De même que les mesures d'un relèvement doivent s'accorder avec la géométrie
euclidienne, de même la pensée scientifique doit s'accorder avec les grandes lois de la
conservation. La description de tout événement examiné par un physicien ou chimiste doit
se fonder sur un budget de masse et d'énergie, et cette règle a donné une sorte de
rigueur particulière à l'ensemble de la pensée dans les sciences «classiques».
Les pionniers de la science du comportement ont commencé, non sans de bonnes raisons,
leurs «relevés» en souhaitant qu'une rigueur similaire guide leurs spéculations. La
longueur et la masse étaient des concepts qui ne pouvaient que difficilement être
utilisés pour la description du comportement (bien que c'eût été possible): le concept
d'énergie sembla plus approprié. Il était tentant d'associer l'«énergie» à des métaphores
déjà existantes : la «force» des émotions ou du caractère, la «vigueur»; ou de prendre
l'«énergie» comme l'opposé de la «fatigue» ou de l'«apathie». Le métabolisme obéit à une
économie énergétique (un budget d'énergie, au sens le plus strict du mot), et l'énergie
dépensée par le comportement doit certainement être incluse dans ce budget; par
conséquent, il semblait sensé de penser à l'énergie comme à un des facteurs déterminants
du comportement.
En fait, il aurait été plus utile de penser à l'absence
d'énergie, comme empêchement du comportement, puisque, en fin de compte, un homme mort
cesse de se «comporter». Mais, même ce genre d'approche ne serait pas valable: une amibe,
privée de nourriture, devient pour un certain moment plus active. Sa dépense est donc
alors une fonction inverse de l'entrée (input) d'énergie.
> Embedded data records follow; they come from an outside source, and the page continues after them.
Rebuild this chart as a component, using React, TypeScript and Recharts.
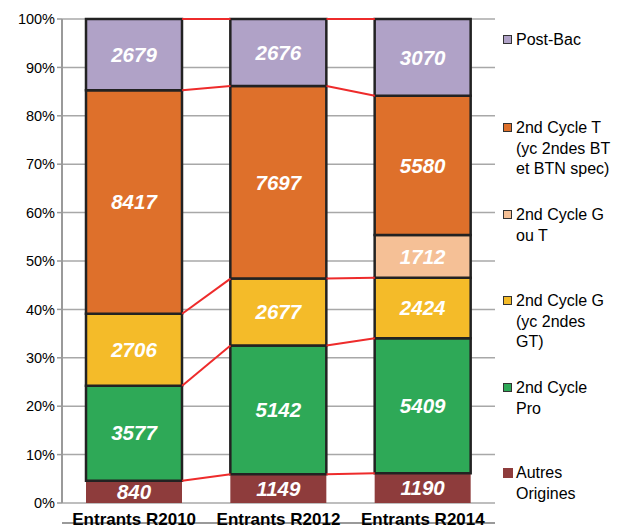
import React from 'react';
import {
  BarChart,
  Bar,
  XAxis,
  YAxis,
  CartesianGrid,
  LabelList,
  ReferenceLine,
} from 'recharts';

const categories = ['Entrants R2010', 'Entrants R2012', 'Entrants R2014'];
const autresOrigines = [840, 1149, 1190];
const cyclePro = [3577, 5142, 5409];
const cycleG = [2706, 2677, 2424];
const cycleGouT: (number | null)[] = [null, null, 1712];
const cycleT = [8417, 7697, 5580];
const postBac = [2679, 2676, 3070];
const yTicks = [0, 0.1, 0.2, 0.3, 0.4, 0.5, 0.6, 0.7, 0.8, 0.9, 1];

// bottom to top
const series = [
  { key: 'autres', values: autresOrigines, color: '#8e3c3c', border: false, legend: ['Autres', 'Origines'] },
  { key: 'pro', values: cyclePro, color: '#2ea957', border: true, legend: ['2nd Cycle', 'Pro'] },
  { key: 'g', values: cycleG, color: '#f4bb29', border: true, legend: ['2nd Cycle G', '(yc 2ndes', 'GT)'] },
  { key: 'gout', values: cycleGouT, color: '#f5c096', border: true, legend: ['2nd Cycle G', 'ou T'] },
  { key: 't', values: cycleT, color: '#de702b', border: true, legend: ['2nd Cycle T', '(yc 2ndes BT', 'et BTN spec)'] },
  { key: 'post', values: postBac, color: '#b0a2c7', border: true, legend: ['Post-Bac'] },
];

const W = 617;
const H = 530;
const MARGIN = { top: 19, right: 122, left: 0, bottom: 0 };
const Y_WIDTH = 62;
const BAR_SIZE = 96;
const PLOT_W = W - MARGIN.right - Y_WIDTH;
const HALF_BAR = BAR_SIZE / 2 / (PLOT_W / categories.length);

const data = categories.map((name, i) => {
  const row: Record<string, string | number> = { name, pos: i + 0.5 };
  series.forEach((s) => {
    row[s.key] = s.values[i] ?? 0;
  });
  return row;
});

const totals = categories.map((_, i) =>
  series.reduce((acc, s) => acc + (s.values[i] ?? 0), 0)
);

// cumulative top of each series per category (0..1)
const tops = series.map((_, si) =>
  categories.map((__, i) => {
    let sum = 0;
    for (let k = 0; k <= si; k++) sum += series[k].values[i] ?? 0;
    return sum / totals[i];
  })
);

const connectors: { x1: number; y1: number; x2: number; y2: number }[] = [];
series.forEach((s, si) => {
  for (let i = 0; i < categories.length - 1; i++) {
    if (s.values[i] == null || s.values[i + 1] == null) continue;
    connectors.push({
      x1: i + 0.5 + HALF_BAR,
      y1: tops[si][i],
      x2: i + 1.5 - HALF_BAR,
      y2: tops[si][i + 1],
    });
  }
});

const legendTops = [473, 388, 301, 215, 128, 40];

const App = () => {
  return (
    <div
      style={{
        position: 'absolute',
        left: 0,
        top: 0,
        width: W,
        height: H,
        background: '#fff',
        fontFamily: '"Liberation Sans", Arial, sans-serif',
      }}
    >
      <BarChart width={W} height={H} data={data} margin={MARGIN} stackOffset="expand">
        <CartesianGrid vertical={false} stroke="#a8a8a8" strokeWidth={1.5} />
        <XAxis
          xAxisId="num"
          dataKey="pos"
          type="number"
          domain={[0, categories.length]}
          allowDataOverflow
          ticks={[0, 1, 2, 3]}
          tick={false}
          tickSize={6}
          height={7}
          axisLine={{ stroke: '#9a9a9a', strokeWidth: 2 }}
          tickLine={{ stroke: '#9a9a9a', strokeWidth: 1.5 }}
        />
        <XAxis
          dataKey="name"
          axisLine={false}
          tickLine={false}
          height={20}
          interval={0}
          tickMargin={4}
          tick={{ fontSize: 17, fontWeight: 'bold', fill: '#000' }}
        />
        <YAxis
          width={Y_WIDTH}
          domain={[0, 1]}
          ticks={yTicks}
          tickFormatter={(v: number) => `${Math.round(v * 100)}%`}
          axisLine={{ stroke: '#9a9a9a', strokeWidth: 2 }}
          tickLine={{ stroke: '#9a9a9a', strokeWidth: 1.5 }}
          tickSize={5}
          tick={{ fontSize: 14.5, fill: '#000' }}
        />
        {connectors.map((c, i) => (
          <ReferenceLine
            key={i}
            xAxisId="num"
            segment={[
              { x: c.x1, y: c.y1 },
              { x: c.x2, y: c.y2 },
            ]}
            stroke="#ee2b2b"
            strokeWidth={2}
          />
        ))}
        {series.map((s) => (
          <Bar
            key={s.key}
            dataKey={s.key}
            stackId="a"
            fill={s.color}
            stroke={s.border ? '#222' : 'none'}
            strokeWidth={s.border ? 2.5 : 0}
            barSize={BAR_SIZE}
            isAnimationActive={false}
          >
            <LabelList
              dataKey={s.key}
              position="center"
              fill="#fff"
              fontSize={20.5}
              fontWeight="bold"
              fontStyle="italic"
              formatter={(v: number) => (v ? v : '')}
            />
          </Bar>
        ))}
      </BarChart>
      {series.map((s, i) => (
        <div
          key={s.key}
          style={{ position: 'absolute', left: 503, top: legendTops[i] - 10, fontSize: 16, lineHeight: '20.5px', color: '#000' }}
        >
          <div
            style={{
              position: 'absolute',
              left: 0,
              top: 5,
              width: s.border ? 7 : 10,
              height: s.border ? 7 : 10,
              background: s.color,
              border: s.border ? '1.5px solid #333' : 'none',
            }}
          />
          <div style={{ marginLeft: 13, whiteSpace: 'nowrap' }}>
            {s.legend.map((l, j) => (
              <div key={j}>{l}</div>
            ))}
          </div>
        </div>
      ))}
    </div>
  );
};

export default App;
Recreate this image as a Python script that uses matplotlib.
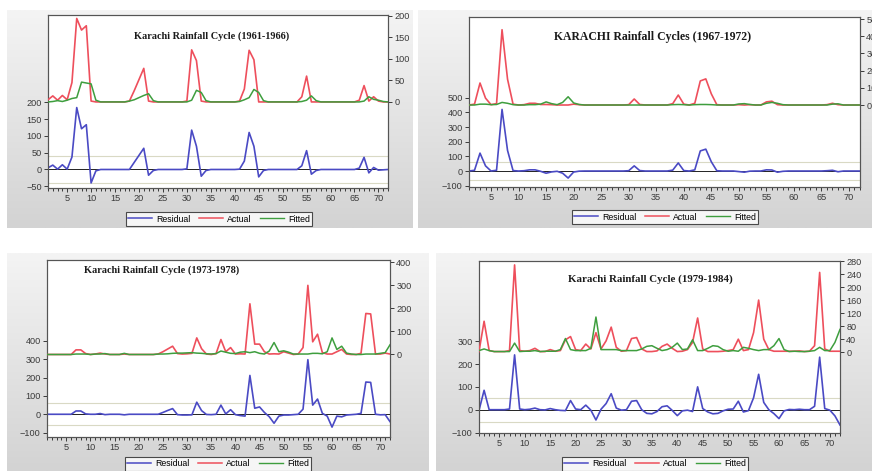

Les hommes de science du XIX° siècle, notamment Freud, qui ont essayé de jeter un pont
entre les données du comportement et les «fondamentaux» des sciences physiques et
chimiques avaient sans doute raison d'insister sur la nécessité de ce pont, mais ils ont
eu tort, je crois, de choisir l'«énergie» comme fondement de leur tentative.
Si la masse et la longueur ne sont pas appropriées pour la description du
comportement, alors l'énergie ne l'est pas non plus. Après tout, l'énergie est:
Masse x Vitesse. Aucun des théoriciens du comportement n'a jamais
réellement insisté sur ces dimensions.
Il est par conséquent nécessaire de tourner à nouveau notre regard vers les
«fondamentaux» pour trouver un ensemble d'idées appropriées et vérifier ainsi nos
hypothèses heuristiques. Certains pourraient argumenter que le moment d'une telle
réponse n'est pas encore arrivé: dire aussi que, sans doute, les fondamentaux de la
science ont été dégagés par des raisonnements inductifs sur l'expérience, de sorte que
nous pouvons continuer d'opérer avec l'induction jusqu'à ce qu'apparaissent les réponses
fondamentales.
Pour ma part, je crois tout simplement que cela (à savoir que les fondamentaux de la
science apparaissent au cours de l'induction) n'est pas vrai et je suggère que, dans la
recherche d'une tête de pont parmi les fondamentaux, nous retournions en arrière, aux
commencements mêmes de la pensée scientifique et philosophique, à une période où la
science, la philosophie et la religion n'étaient pas encore des activités séparées,
prises en charge par des professionnels, dans le cadre des disciplines séparées.